5. Recognize the signs of intoxication
signs of intoxication
Here are some common signs of visible intoxication. If a person shows just one or two of these signs, that does not necessarily mean the person is intoxicated. But if a person shows a combination of several signs, or has a sudden change in behavior, that could be a strong indication that the person is intoxicated. Remember that intoxication can result from the use of drugs other than alcohol. If you're not sure, don't serve.
1. Bloodshot, glassy eyes
2. Flushed face
3. Droopy eyelids
4. Dazed look
5. Body tremors
6. Blank stare
7. Disheveled clothing
8. Thick, slurred speech
9. Loud, noisy speech
10. Speaking loudly, then quietly
11. Rambling train of thought
12. Slow response to questions or comments
13. Bravado, boasting
14. Making irrational statements
15. Annoying other guests and employees
16. Argumentative
17. Aggressive or belligerent
18. Obnoxious or mean
19. Inappropriate sexual advances
20. Overly friendly to other guests or employees
21. Boisterous
22. Swaying, staggering, or stumbling
23. Unable to sit straight
24. Careless with money
25. Difficulty making change
26. Restless
27. Depressed or sullen
28. Crying or moody
29. Extreme or sudden change in behavior
30. Overly animated or entertaining
31. Crude, inappropriate speech or gestures
32. Drowsiness
33. Lack of focus and eye contact
34. Difficulty standing up
35. Unusual walk
36. Falling off of chair
37. Falling asleep
38. Can't find mouth with glass
39. Falling down
40. Difficulty lighting cigarettes
41. Lighting more than one cigarette
42. Clumsy
43. Difficulty remembering
44. Spilling drinks
45. Disoriented
46. Agitated, anxious
47. Grinding teeth
48. Odor of alcohol, marijuana or chemicals
49. Excessive perspiration
50. Repeated trips


6. Be aware of your liability as a host

Did you know that party hosts can be held legally responsible for injuries or damages that occur as a result of the alcohol provided your party?
ORS 471.565 Licensee, permittee and social host liability
As a social host, if you serve visibly intoxicated persons or guests, you may be held liable for damages caused by the persons or guests away from your home or licensed premises.
ORS 471.410(3) Controlling an area where minors are permitted to consume alcohol
It is illegal for someone exercising control over private real property to allow any person under 21 to consume alcohol on the property in your presence. It is also illegal to allow any person under age 21 to remain on the property if they have consumed alcohol. Private real property may include a hotel room, camp site, or any rented/leased location. The only exception is for your own minor child/children. If you control an area where minors consume alcohol, you will receive a criminal citation. (Criminal Violation)

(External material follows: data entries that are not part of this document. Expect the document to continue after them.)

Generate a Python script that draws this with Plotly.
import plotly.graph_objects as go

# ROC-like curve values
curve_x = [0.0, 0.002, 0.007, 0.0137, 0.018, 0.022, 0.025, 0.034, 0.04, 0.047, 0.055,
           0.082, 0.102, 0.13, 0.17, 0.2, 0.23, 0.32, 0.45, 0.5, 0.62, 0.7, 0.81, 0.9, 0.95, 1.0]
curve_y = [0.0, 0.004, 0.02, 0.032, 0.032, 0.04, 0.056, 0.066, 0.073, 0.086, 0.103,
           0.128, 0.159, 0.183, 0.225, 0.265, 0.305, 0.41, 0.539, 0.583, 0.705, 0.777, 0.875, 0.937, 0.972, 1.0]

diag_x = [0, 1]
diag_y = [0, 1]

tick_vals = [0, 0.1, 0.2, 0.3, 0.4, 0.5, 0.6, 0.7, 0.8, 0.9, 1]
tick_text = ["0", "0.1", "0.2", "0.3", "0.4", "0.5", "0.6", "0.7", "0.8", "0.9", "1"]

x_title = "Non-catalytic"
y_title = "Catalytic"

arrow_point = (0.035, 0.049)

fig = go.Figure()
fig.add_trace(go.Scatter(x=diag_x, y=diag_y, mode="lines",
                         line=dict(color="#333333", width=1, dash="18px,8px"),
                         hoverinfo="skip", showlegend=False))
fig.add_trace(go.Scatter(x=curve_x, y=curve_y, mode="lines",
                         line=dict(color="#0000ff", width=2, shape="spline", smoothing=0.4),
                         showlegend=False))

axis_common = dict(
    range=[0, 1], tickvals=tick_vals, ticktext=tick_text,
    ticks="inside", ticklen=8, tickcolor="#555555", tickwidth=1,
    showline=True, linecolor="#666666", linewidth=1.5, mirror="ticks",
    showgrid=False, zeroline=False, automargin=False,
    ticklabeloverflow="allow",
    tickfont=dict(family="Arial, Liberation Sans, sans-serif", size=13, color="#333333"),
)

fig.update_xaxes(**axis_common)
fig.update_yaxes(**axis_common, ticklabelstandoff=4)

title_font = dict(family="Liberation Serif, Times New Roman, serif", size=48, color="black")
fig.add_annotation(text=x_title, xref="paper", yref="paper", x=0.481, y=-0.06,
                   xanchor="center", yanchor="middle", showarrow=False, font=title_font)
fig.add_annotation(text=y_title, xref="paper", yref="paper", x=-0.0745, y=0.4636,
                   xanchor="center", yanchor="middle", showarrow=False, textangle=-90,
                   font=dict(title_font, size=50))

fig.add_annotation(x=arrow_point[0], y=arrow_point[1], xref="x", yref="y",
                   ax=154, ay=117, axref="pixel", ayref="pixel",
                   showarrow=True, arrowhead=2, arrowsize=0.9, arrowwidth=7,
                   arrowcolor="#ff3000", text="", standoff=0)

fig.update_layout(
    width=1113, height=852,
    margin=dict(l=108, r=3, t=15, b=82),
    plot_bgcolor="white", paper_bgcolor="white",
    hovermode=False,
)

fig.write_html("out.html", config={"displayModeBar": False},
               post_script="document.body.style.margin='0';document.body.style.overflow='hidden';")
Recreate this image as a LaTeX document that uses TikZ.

7. Check ID/Don't serve minors
underage drinking

Bars or restaurants that are hosting costume parties, should make that sure customers are recognizable without masks and elaborate make up when checking ID.

Don’t serve alcohol to minors. We've said it before, and we'll say it again. The legal drinking age is 21, and as a host it is your responsibility to make sure minors aren’t drinking.
Oregon's Alcohol Laws and Minors

8. Stay sober

A good party host is a sober host.

Limiting your own alcohol intake will allow you to keep a better eye on your guests to ensure that they are having a good time, and to be sure that no behavior gets out of control. And, at the end of the night you'll be more able to determine if guests are sober enough to drive.

It may be difficult to judge a patron's/guest's level of intoxication when they are "in character" - à la Jack Sparrow. Be extra diligent when monitoring patrons'/guests' in your bar, restaurant or private party.

Remember, as host you are responsible for the safety and welfare of your guests.

9. Don't host your party alone

Have a trusted friend or family member help you. It's much easier to keep your party under control if you have co-hosts to help.

10. Open bar vs. designated server

Guests usually drink more when they can serve themselves. Free-pouring or guessing the amount of alcohol for drinks can lead to excessive drinking. Use self-measuring, one-ounce bottle spouts at the bar if you decide to have an open bar.
Using a designated person (sober, of course) to mix or serve drinks can help keep your guests from consuming too much alcohol.